Sunday, 5 November 2017

Short Days.

There is a Madonna in a big square glass box beside the altar in the Sanctuario de N. Senhora de Nazaré, from which the priest took a delightful idea when preaching on All Saints’ Day. To paraphrase, he said that we all tend to live in glass boxes, and to see everything through an image of ourselves. He was saying we are all called to be saints, but this does not mean we have to be perfect; the important thing about the saints is that they let the divine light flood their box and drown out the image of self, which generally so preoccupies us and prevents us from seeing the other.

November came in with a couple of rainy days and a substantial fall in temperature, but it will recover as the sun comes out and the chilly north wind settles down. Anyway it’s just as well; I can do without too much heat as I strip the paint off Anna M’s planking and prepare to caulk it, now that Alec has pretty much finished the new ribs. The mild, dry weather is perfect; it’s hard to imagine a better climate for this kind of work.

Dave and Hazel in the Ros Alither, with their children Katey and Ruben, on their way south back to the Guadiana, have got a bit delayed here because their v-drive packed up; a brute of a heavy shaft fractured, but Alec got a replacement machined locally within two days. Sounds to me as if their prop was made for trawling, and they could do with a lighter one. Anyway their delay made for some very pleasant socializing, as did the presence for a couple of nights of Denis Dunne from Dublin, also heading for the Guadiana for the winter. Ah well, I shall hope to be able to spin down there for a while in the Spring! Meanwhile, Fiona is due here on Tuesday, so I'm looking forward to that.

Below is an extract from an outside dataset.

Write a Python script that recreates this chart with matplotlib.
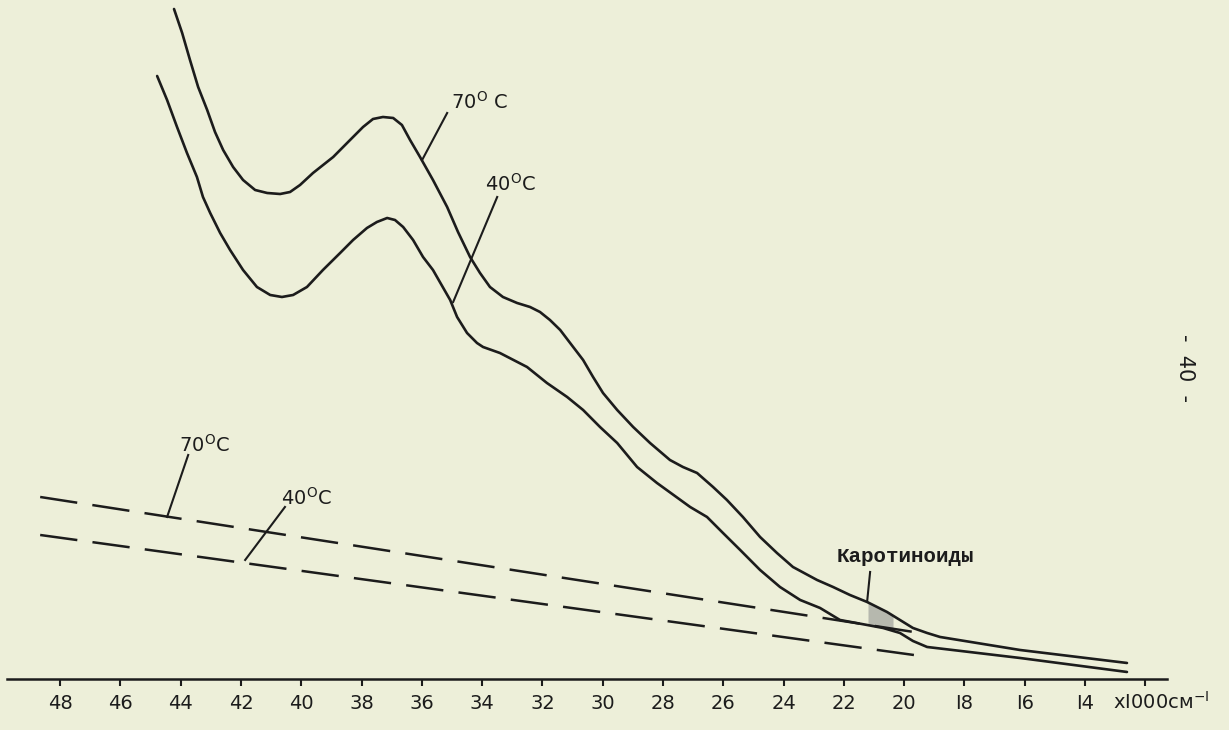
import numpy as np
import matplotlib
matplotlib.use("Agg")
import matplotlib.pyplot as plt

# wavenumber, x1000 cm^-1  /  optical density (arbitrary units)
w_70 = [44.22, 43.95, 43.69, 43.42, 43.12, 42.86, 42.59, 42.26, 41.93, 41.53,
        41.13, 40.70, 40.37, 40.04, 39.61, 38.94, 38.38, 37.95, 37.62, 37.29,
        36.95, 36.66, 36.39, 36.06, 35.63, 35.16, 34.80, 34.40, 34.07, 33.74,
        33.31, 32.84, 32.41, 32.08, 31.75, 31.41, 30.98, 30.65, 30.32, 29.99,
        29.52, 28.99, 28.43, 27.77, 27.34, 26.87, 26.34, 25.88, 25.35, 24.78,
        24.22, 23.69, 22.89, 22.36, 21.80, 21.23, 20.57, 20.14, 19.71, 19.24,
        18.81, 16.16, 12.61]
d_70 = [6.70, 6.46, 6.19, 5.92, 5.69, 5.47, 5.29, 5.12, 4.99, 4.89,
        4.86, 4.85, 4.87, 4.94, 5.06, 5.22, 5.39, 5.52, 5.60, 5.62,
        5.61, 5.54, 5.39, 5.22, 4.99, 4.72, 4.47, 4.22, 4.06, 3.92,
        3.82, 3.76, 3.72, 3.67, 3.59, 3.49, 3.32, 3.19, 3.02, 2.86,
        2.69, 2.52, 2.36, 2.19, 2.12, 2.06, 1.92, 1.79, 1.62, 1.42,
        1.26, 1.12, 0.99, 0.92, 0.84, 0.77, 0.67, 0.59, 0.51, 0.46,
        0.42, 0.29, 0.16]

w_40 = [44.78, 44.45, 44.12, 43.79, 43.46, 43.26, 43.02, 42.69, 42.36, 41.93,
        41.47, 41.03, 40.64, 40.27, 39.81, 39.28, 38.71, 38.28, 37.82, 37.49,
        37.15, 36.89, 36.62, 36.29, 35.96, 35.63, 35.06, 34.83, 34.50, 34.17,
        33.97, 33.41, 32.51, 31.85, 31.18, 30.65, 30.09, 29.52, 28.86, 28.20,
        27.10, 26.54, 26.01, 25.44, 24.78, 24.12, 23.45, 22.79, 22.13, 21.23,
        20.70, 20.14, 19.71, 19.24, 16.16, 12.61]
d_40 = [6.03, 5.79, 5.52, 5.26, 5.02, 4.82, 4.66, 4.46, 4.29, 4.09,
        3.92, 3.84, 3.82, 3.84, 3.92, 4.09, 4.26, 4.39, 4.51, 4.57,
        4.61, 4.59, 4.52, 4.39, 4.22, 4.09, 3.79, 3.62, 3.46, 3.36,
        3.32, 3.26, 3.12, 2.96, 2.82, 2.69, 2.52, 2.36, 2.12, 1.96,
        1.72, 1.62, 1.46, 1.29, 1.09, 0.92, 0.79, 0.71, 0.59, 0.54,
        0.51, 0.46, 0.38, 0.32, 0.21, 0.07]

# scattering baselines (dashed)
base_w_70 = [48.66, 19.47]
base_d_70 = [1.82, 0.46]
base_w_40 = [48.66, 19.44]
base_d_40 = [1.44, 0.23]

# carotenoid band (shaded)
car_w = [21.20, 20.37]

ticks = list(range(48, 11, -2))
tick_labels = ["48", "46", "44", "42", "40", "38", "36", "34", "32", "30",
               "28", "26", "24", "22", "20", "I8", "I6", "I4", ""]

BG = "#edefd9"
INK = "#1c1c1c"
plt.rcParams.update({"font.family": "DejaVu Sans", "lines.scale_dashes": False})

fig = plt.figure(figsize=(12.29, 7.30), dpi=100, facecolor=BG)
ax = fig.add_axes([0.0057, 0.0699, 0.9439, 0.9301])
ax.set_facecolor(BG)

ax.plot(w_70, d_70, color=INK, lw=1.9, solid_joinstyle="round", solid_capstyle="round")
ax.plot(w_40, d_40, color=INK, lw=1.9, solid_joinstyle="round", solid_capstyle="round")
ax.plot(base_w_70, base_d_70, color=INK, lw=1.8, dashes=(27, 11))
ax.plot(base_w_40, base_d_40, color=INK, lw=1.8, dashes=(27, 11))

cw = np.linspace(car_w[0], car_w[1], 12)
top = np.interp(cw, w_70[::-1], d_70[::-1])
bot = np.interp(cw, w_40[::-1], d_40[::-1])
ax.fill_between(cw, bot, top, color="#a9aba4", alpha=0.8, lw=0)

# labels with leader lines
lab = dict(color=INK, fontsize=14, ha="center", va="center")
ax.text(34.07, 5.77, r"70$^{\mathrm{O}}$ C", **lab)
ax.plot([35.16, 35.99], [5.66, 5.19], color=INK, lw=1.5)
ax.text(33.07, 4.95, r"40$^{\mathrm{O}}$C", **lab)
ax.plot([33.50, 34.96], [4.82, 3.77], color=INK, lw=1.5)
ax.text(43.22, 2.34, r"70$^{\mathrm{O}}$C", **lab)
ax.plot([43.75, 44.45], [2.24, 1.62], color=INK, lw=1.5)
ax.text(39.84, 1.81, r"40$^{\mathrm{O}}$C", **lab)
ax.plot([40.54, 41.86], [1.72, 1.19], color=INK, lw=1.5)
ax.text(19.97, 1.22, "Каротиноиды", color=INK, fontsize=15, ha="center", va="center",
        family="Liberation Mono", fontweight="bold")
ax.plot([21.13, 21.23], [1.07, 0.77], color=INK, lw=1.5)

ax.set_xlim(49.76, 11.28)
ax.set_ylim(0, 6.79)
ax.set_xticks(ticks)
ax.set_xticklabels(tick_labels, fontsize=14, color=INK)
ax.tick_params(axis="x", direction="out", length=5, width=1.5, color=INK, pad=6)
ax.set_yticks([])
ax.spines[["top", "right", "left"]].set_visible(False)
ax.spines["bottom"].set_linewidth(1.8)
ax.spines["bottom"].set_color(INK)

fig.text(0.9056, 0.0384, r"xI000см$^{-\mathrm{I}}$", fontsize=14, color=INK, va="center")
fig.text(0.964, 0.496, "-  40  -", fontsize=15, color=INK, rotation=-90,
         ha="center", va="center")

fig.savefig("out.png", dpi=100, facecolor=BG)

Dave is an exception to most of the passing sailors in their grp or steel boats, who look at me struggling away and think I'm a barmy romantic. He lent me some lovely caulking irons, which was very kind indeed. Actually I'm enjoying the work on the whole, in a way I neither could nor would with those sensible modern materials. To go sea-faring with natural materials worked by your own hands, and in the tradition of the great men who sailed off to discover this world in wooden ships, is very special! Anna M will be 50 years old next year, and it is thrilling to be getting her into good shape again for that occasion. A long way to go yet, though, with the days getting short, and the sun setting just to the southward of the Ilhas Farilhões, though not the Berlengas. Their almost mystical presence in the West at sunset is most impressive!

Sorry there are no photos; some bug has got into my set-up that won't let me upload them.